From Larry Lessig by way of Cory Doctorow blogging at BoingBoing:
In non-technical terms, [the Court of Appeals for the Federal Circuit (THE "IP" court in the US)] has held that free licenses such as the CC licenses set conditions (rather than covenants) on the use of copyrighted work. When you violate the condition, the license disappears, meaning you're simply a copyright infringer. This is the theory of the GPL and all CC licenses. Put precisely, whether or not they are also contracts, they are copyright licenses which expire if you fail to abide by the terms of the license.

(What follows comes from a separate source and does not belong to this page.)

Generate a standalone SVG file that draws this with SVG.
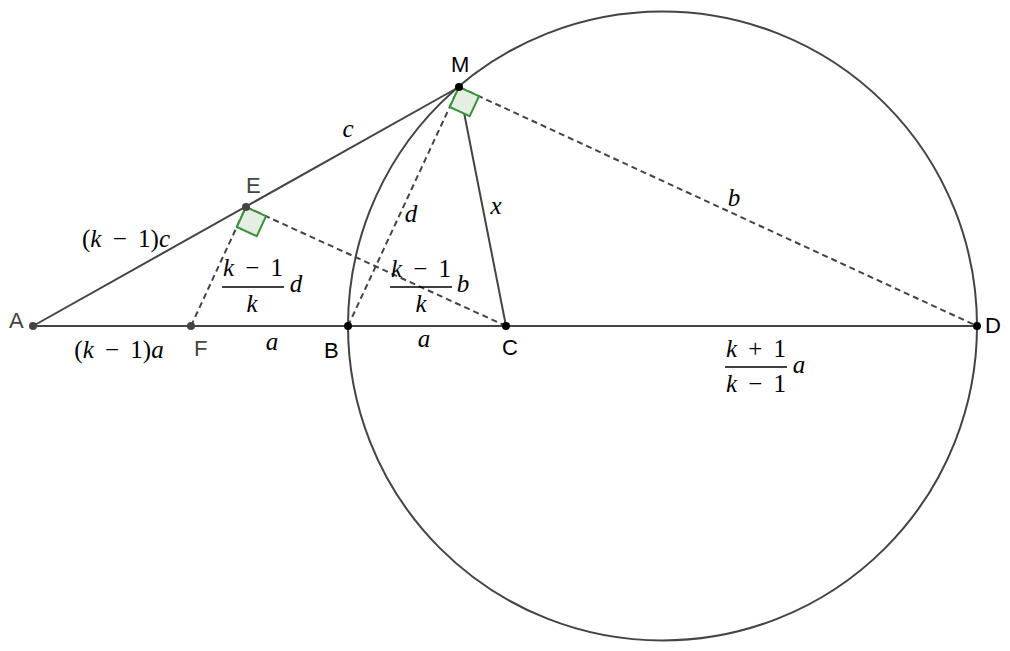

I probably don't need to tell people how important copyright law is, and how important it is to get the details right when people want to share their work while still retaining their rights. (If you don't want to retain any rights, you can explicitly place your work into the public domain.) Even if you don't want to give your stories away, using a Creative Commons licence strikes me as a great way to make your stories available after they have already been published elsewhere; one example I learned about recently from John Scalzi's blog is Mary Robinette Kowal's free fiction page, for instance.

Obviously, this topic is near and dear to my heart since I use out-of-copyright works for my "Classic Flash" stories. Since copyright laws have changed over the years, you might get confused over what you can use and what you can't; if so, start with the librarycopyright.net Digital Slider, and follow the links to get further clarifying information.